Asistimos pues a otra de las ya
innumerables incongruencias de Podemos y sus gentes, un partido de perturbados
y vividores que tiene recolectado entre sus filas a lo más granado de los
narcotraficantes, abusadores de niñas, malversadores de caudales públicos,
condenados por insolvencia punible, exmiembros de ETA, agresores, imputados por
prevaricación y malversación, condenados por estafa… un “ejemplar” partido
comunista en el que milita y del que vive Dina Bousselham; un partido
antimonárquico por definición en el que tiene influencia la dedicada servidora
de una monarquía totalitaria y ultramachista.
Así que no. No seré yo quien defienda
ni al rey emérito, mitificado por tantos y protegido por unos pocos, ni
defenderé a su heredero, continuador de la patraña más grande que ha vivido
España desde esa transición idolatrada por muchos y que supuso el reparto sin
escrúpulos de una nación a favor de los intereses de las castas privilegiadas. Pero eso no significa que vaya a pasar por
alto que una indeseable, infiltrada y aprovechada ciudadana extranjera venga a
darnos unas lecciones que en su país le costarían años de cárcel, cuando no
algo peor.
Nadie en su sano juicio y con un
mínimo criterio de objetividad podría tomar a Juan Carlos I como referente
moral de nada. Pero su vergonzoso comportamiento, desgraciadamente disculpado
por no pocos españoles que critican las mismas prácticas en políticos y otros
personajes famosos, no admite comparación con el de un rey marroquí despótico que
mantiene bajo su propiedad, literalmente, a la práctica totalidad de su país.
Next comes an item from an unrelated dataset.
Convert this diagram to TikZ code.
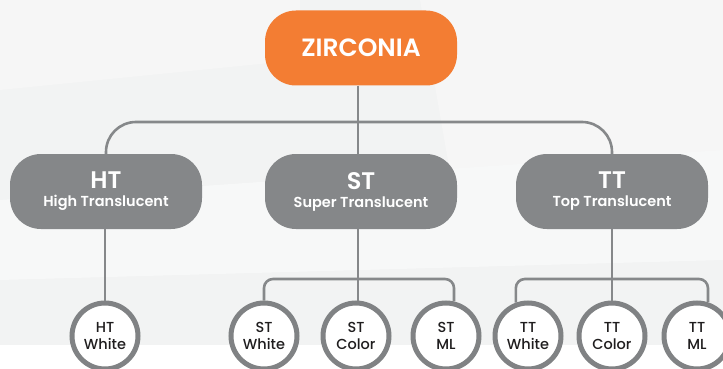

Pablo Iglesias intenta ahora anular
el efecto de este último escándalo redoblando sus ataques contra una monarquía
que a él le tolera. Pero no puede ocultar a la opinión pública el hecho de que Dina
Bousselham ha sido un torpedo contra la maltrecha línea de flotación de la
credibilidad de un partido de perturbados y arribistas que si no se ha hundido
ya ha sido porque el PSOE le mantiene a flote. El miedo a una guerra de
sucesión en Podemos aparece de nuevo por el horizonte. Hay demasiados
militantes que ya advierten -ya
tardaban- que a base de promesas
incumplidas y de inutilidad manifiesta para gobernar es como el partido ha
perdido la mitad de los escaños que llegó a tener. Si tal guerra de sucesión
estalla, será un espectáculo digno de ver. Sofá y palomitas.